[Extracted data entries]
####################

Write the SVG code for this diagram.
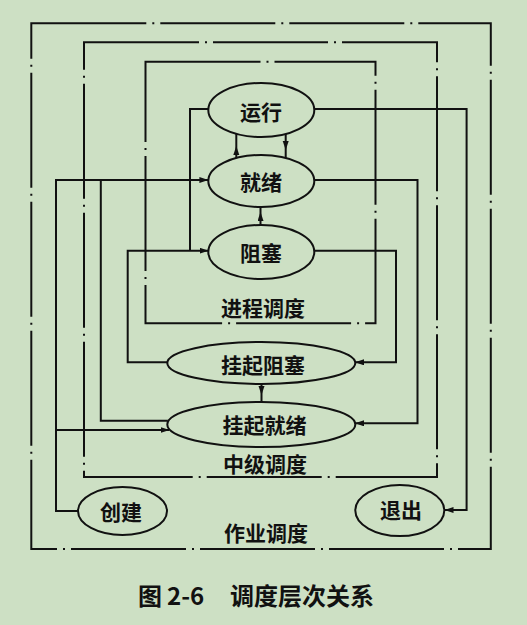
<svg xmlns="http://www.w3.org/2000/svg" width="527" height="625" viewBox="0 0 527 625">
<style>
.bg{fill:#cde0c4}
.box{fill:none;stroke:#111;stroke-width:2;stroke-dasharray:115 6 2 6}
.node ellipse{fill:none;stroke:#111;stroke-width:2}
.ln{fill:none;stroke:#111;stroke-width:2}
text{font-family:"Noto Sans CJK SC","Noto Sans",sans-serif;font-weight:bold;fill:#111}
.lbl{font-size:21px;text-anchor:middle}
.cap{font-size:24px}
</style>
<defs>
<marker id="ah" markerUnits="userSpaceOnUse" markerWidth="10" markerHeight="7" refX="9" refY="3" orient="auto">
<path d="M0,0 L9,3 L0,6 z" fill="#111"/>
</marker>
</defs>
<rect class="bg" x="0" y="0" width="527" height="625"/>
<g id="boxes">
<path id="box-job" class="box" d="M31.3,23.3 H490.8 V549 H31.3 Z"/>
<path id="box-mid" class="box" d="M84,42.3 H437 V477 H84 Z"/>
<path id="box-proc" class="box" d="M145.5,61.7 H375.5 V323.3 H145.5 Z"/>
</g>
<g id="connectors">
<path class="ln" d="M314,109 H466.6 V510 H444.5" marker-end="url(#ah)"/>
<path class="ln" d="M208.6,109 H190 V250.7"/>
<path class="ln" d="M167.6,362.3 H127.7 V250.7 H208.6" marker-end="url(#ah)"/>
<path class="ln" d="M78.2,511 H56 V180 H208.4" marker-end="url(#ah)"/>
<path class="ln" d="M56,430 H169.5" marker-end="url(#ah)"/>
<path class="ln" d="M167.8,420.7 H100.8 V180"/>
<path class="ln" d="M314,180 H417.5 V423.3 H355" marker-end="url(#ah)"/>
<path class="ln" d="M314,250.7 H396 V362.3 H355" marker-end="url(#ah)"/>
<path class="ln" d="M236.3,158 V146 V134" marker-mid="url(#ah)"/>
<path class="ln" d="M285.7,134 V150 V158" marker-mid="url(#ah)"/>
<path class="ln" d="M260.5,225 V212 V207" marker-mid="url(#ah)"/>
<path class="ln" d="M261.5,384 V395 V402" marker-mid="url(#ah)"/>
</g>
<g id="node-run" class="node"><ellipse cx="261.3" cy="110" rx="53" ry="27"/><text class="lbl" x="261" y="119.5">运行</text></g>
<g id="node-ready" class="node"><ellipse cx="261.3" cy="181" rx="53" ry="26"/><text class="lbl" x="261" y="190">就绪</text></g>
<g id="node-blocked" class="node"><ellipse cx="261.3" cy="252" rx="53" ry="27"/><text class="lbl" x="261" y="261">阻塞</text></g>
<g id="node-susp-blocked" class="node"><ellipse cx="261.3" cy="363" rx="94" ry="21"/><text class="lbl" x="263" y="372.5">挂起阻塞</text></g>
<g id="node-susp-ready" class="node"><ellipse cx="261.3" cy="424.5" rx="94" ry="22.5"/><text class="lbl" x="264.5" y="433">挂起就绪</text></g>
<g id="node-create" class="node"><ellipse cx="122.5" cy="511" rx="44.5" ry="24"/><text class="lbl" x="121" y="519.5">创建</text></g>
<g id="node-exit" class="node"><ellipse cx="399.8" cy="510.5" rx="44.5" ry="25.5"/><text class="lbl" x="401" y="517.5">退出</text></g>
<g id="labels">
<text class="lbl" x="263" y="316">进程调度</text>
<text class="lbl" x="265" y="472">中级调度</text>
<text class="lbl" x="266" y="541">作业调度</text>
<text class="cap" y="605"><tspan x="138">图</tspan><tspan x="167">2-6</tspan><tspan x="230">调度层次关系</tspan></text>
</g>
</svg>
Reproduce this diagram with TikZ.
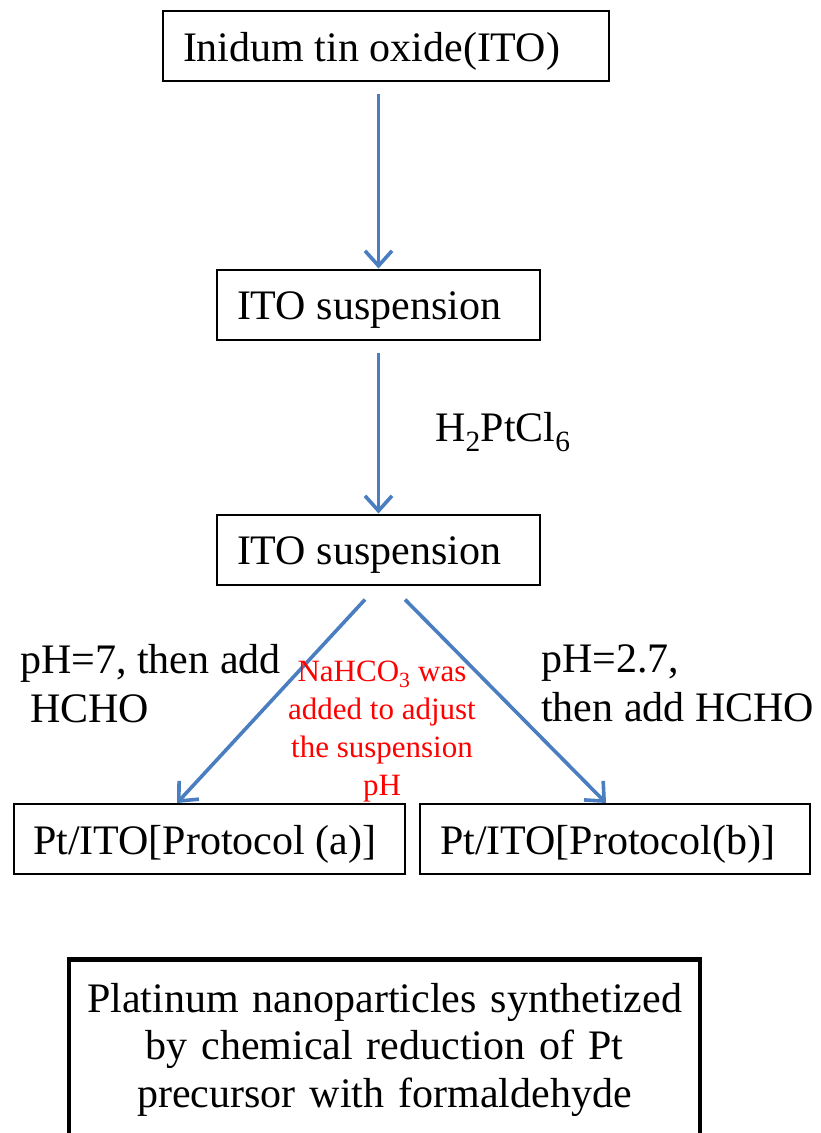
\documentclass[tikz,border=0pt]{standalone}
\usepackage{fontspec}
\setmainfont{Liberation Serif}
\usetikzlibrary{arrows.meta}
\definecolor{arrowblue}{RGB}{74,126,193}
\tikzset{
  stepbox/.style={draw, line width=2pt, minimum height=70pt, inner xsep=20pt, inner ysep=0pt, text height=38pt, text depth=8pt, font=\fontsize{42}{49}\selectfont},
  flow/.style={draw=arrowblue, line width=3.6pt, -{Straight Barb[length=15pt,width=27pt,line width=3.6pt]}},
  lbl/.style={inner sep=0pt, align=left, font=\fontsize{42}{49}\selectfont},
  note/.style={inner sep=0pt, align=center, text=red, font=\fontsize{31}{38}\selectfont},
  summary/.style={draw, line width=4.5pt, inner xsep=10pt, inner ysep=24pt, text width=611pt, align=center, font=\fontsize{42}{47.5}\selectfont},
}
\newcommand\lft[2]{\makebox[#1][l]{#2}}
\begin{document}
\begin{tikzpicture}[x=1pt,y=-1pt]
\useasboundingbox (0,0) rectangle (821,1133);
\clip (0,0) rectangle (821,1133);
\node[stepbox] (ito) at (386,46) {\lft{406pt}{Inidum tin oxide(ITO)}};
\node[stepbox] (s1) at (378.5,304.5) {\lft{283pt}{ITO suspension}};
\node[stepbox] (s2) at (378.5,549.5) {\lft{283pt}{ITO suspension}};
\node[stepbox, inner xsep=19pt] (pa) at (209.5,839) {\lft{353pt}{Pt/ITO[Protocol (a)]}};
\node[stepbox] (pb) at (615,839) {\lft{350pt}{Pt/ITO[Protocol(b)]}};
\draw[flow, shorten <=12pt] (s1.north |- ito.south) -- (s1.north);
\draw[flow, shorten <=12pt] (s1.south) -- (s2.north);
\draw[flow] ([xshift=-13.5pt,yshift=-14pt]s2.south) -- ([xshift=-32.5pt]pa.north);
\draw[flow] ([xshift=26.5pt,yshift=-14pt]s2.south) -- ([xshift=-9pt]pb.north);
\node[lbl, anchor=base west] (h2) at (435,441) {H\textsubscript{2}PtCl\textsubscript{6}};
\node[lbl, anchor=north west] (lcond) at (20,644) {pH=7, then add\\\hspace*{10pt}HCHO};
\node[lbl, anchor=north west] (rcond) at (541,644) {pH=2.7,\\then add HCHO};
\node[note, anchor=north] (na) at (382,661) {NaHCO\textsubscript{3} was\\added to adjust\\the suspension\\pH};
\node[summary, anchor=north] (sum) at (384.5,957) {Platinum nanoparticles synthetized\\by chemical reduction of Pt\\precursor with formaldehyde};
\end{tikzpicture}
\end{document}
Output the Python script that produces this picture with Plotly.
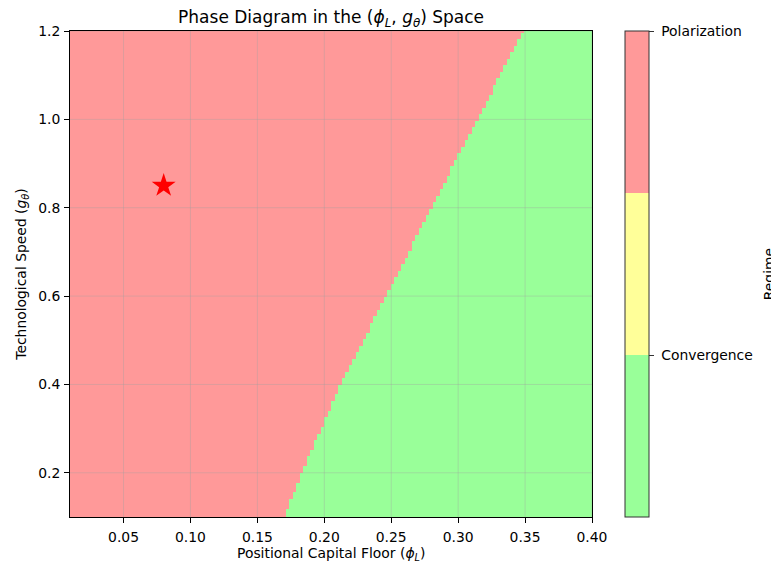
import numpy as np
import plotly.graph_objects as go

# ---- data ----
# boundary between regimes: phi_L value of the boundary at given g_theta
boundary_g = [0.10, 0.20, 0.40, 0.60, 0.90, 1.20]
boundary_phi = [0.170, 0.183, 0.212, 0.246, 0.297, 0.348]

phi_grid = np.linspace(0.01, 0.40, 150)
g_grid = np.linspace(0.10, 1.20, 150)

regime_labels = ["Convergence", "Polarization"]
regime_codes = [0, 1]

star_phi = [0.08]
star_g = [0.85]

x_ticks = [0.05, 0.10, 0.15, 0.20, 0.25, 0.30, 0.35, 0.40]
y_ticks = [0.2, 0.4, 0.6, 0.8, 1.0, 1.2]

GREEN = "#99FF99"
YELLOW = "#FFFF99"
RED = "#FF9999"

# regime map: polarization where phi_L is left of the boundary
bnd = np.interp(g_grid, boundary_g, boundary_phi)
z = (phi_grid[None, :] < bnd[:, None]).astype(int)

# figure geometry (page body has an 8px margin)
W, H = 771, 562
L, R, T, B = 61.7, 186.5, 23, 53
PW = W - L - R
PH = H - T - B

fig = go.Figure()
fig.add_trace(go.Heatmap(
    x=phi_grid, y=g_grid, z=z,
    colorscale=[[0, GREEN], [1, RED]], zmin=0, zmax=1,
    showscale=False, hoverinfo="skip",
))

fig.add_trace(go.Scatter(
    x=star_phi, y=star_g, mode="markers",
    marker=dict(symbol="star", size=18, color="red", line=dict(width=0)),
    showlegend=False,
))

# colorbar (discrete three-band, as in reference)
fig.add_trace(go.Scatter(
    x=[None], y=[None], mode="markers",
    marker=dict(
        color=[0], cmin=-0.5, cmax=1.0,
        colorscale=[[0, GREEN], [1/3, GREEN], [1/3, YELLOW], [2/3, YELLOW], [2/3, RED], [1, RED]],
        showscale=True,
        colorbar=dict(
            x=1.0 + 33.5 / PW, xanchor="left", xpad=0,
            y=0.5, yanchor="middle", len=1, lenmode="fraction", ypad=0,
            thickness=24, outlinewidth=1, outlinecolor="#333333",
            tickvals=regime_codes, ticktext=["\u00a0" + t for t in regime_labels],
            ticks="outside", ticklen=5, tickcolor="#333333",
            tickfont=dict(family="DejaVu Sans", size=13.9, color="black"),
        ),
    ),
    showlegend=False, hoverinfo="skip",
))

shapes = []
for xv in x_ticks:
    shapes.append(dict(type="line", xref="x", yref="y", x0=xv, x1=xv, y0=0.1, y1=1.2,
                       line=dict(color="rgba(160,160,160,0.45)", width=0.8), layer="above"))
for yv in y_ticks:
    shapes.append(dict(type="line", xref="x", yref="y", x0=0.01, x1=0.40, y0=yv, y1=yv,
                       line=dict(color="rgba(160,160,160,0.45)", width=0.8), layer="above"))

font = dict(family="DejaVu Sans", size=13.9, color="black")

fig.update_layout(
    width=W, height=H,
    margin=dict(l=L, r=R, t=T, b=B, autoexpand=False),
    paper_bgcolor="white", plot_bgcolor="white",
    font=font,
    showlegend=False,
    title=dict(
        text="Phase Diagram in the (<i>ϕ</i><sub><i>L</i></sub>, <i>g</i><sub><i>θ</i></sub>) Space",
        x=(L + L + PW) / 2 / W, xanchor="center", y=1 - 9 / H, yanchor="middle",
        font=dict(family="DejaVu Sans", size=17, color="black"),
    ),
    shapes=shapes,
    annotations=[
        dict(
            text="Regime", xref="paper", yref="paper", x=1.0 + (762 - L - PW) / PW, y=0.5,
            xanchor="center", yanchor="middle", textangle=-90, showarrow=False,
            font=font,
        ),
        dict(
            text="Positional Capital Floor (<i>ϕ</i><sub><i>L</i></sub>)",
            xref="paper", yref="paper", x=0.5, y=-(546 - (T + PH)) / PH,
            xanchor="center", yanchor="middle", showarrow=False, font=font,
        ),
    ],
)

fig.update_xaxes(
    range=[0.01, 0.40], tickvals=x_ticks, ticktext=[f"{v:.2f}" for v in x_ticks],
    showgrid=False, zeroline=False,
    showline=True, linecolor="black", linewidth=1, mirror=True,
    ticks="outside", ticklen=5, tickcolor="black", ticklabelstandoff=2,
    tickfont=font,
)
fig.update_yaxes(
    range=[0.1, 1.2], tickvals=y_ticks, ticktext=[f"{v:.1f}" for v in y_ticks],
    showgrid=False, zeroline=False,
    showline=True, linecolor="black", linewidth=1, mirror=True,
    ticks="outside", ticklen=5, tickcolor="black", ticklabelstandoff=1,
    tickfont=font,
    title=dict(text="Technological Speed (<i>g</i><sub><i>θ</i></sub>)", font=font, standoff=8),
)

fig.write_html("out.html")
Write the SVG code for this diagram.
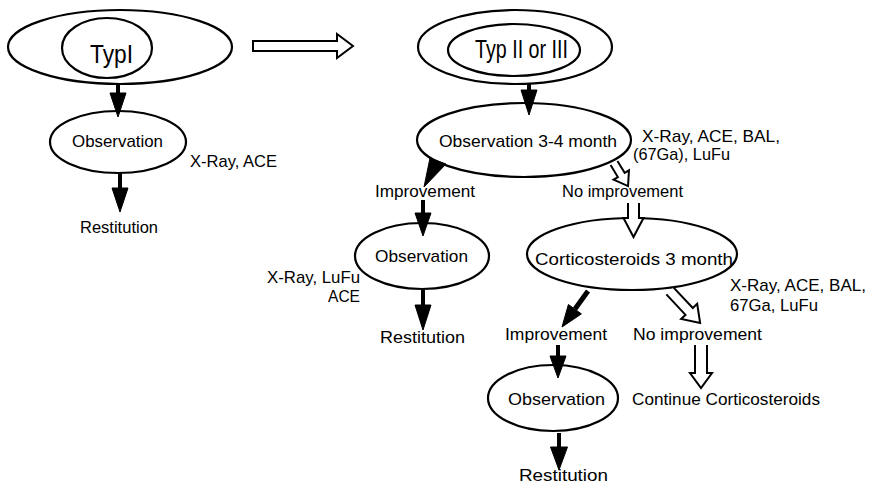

####################

Instruction: Pick out all lines containing the string "with".

Solved problem:
Reproduce this diagram with TikZ.
\node[summary, anchor=north] (sum) at (384.5,957) {Platinum nanoparticles synthetized\\by chemical reduction of Pt\\precursor with formaldehyde};
Output the Python script that produces this picture with Plotly.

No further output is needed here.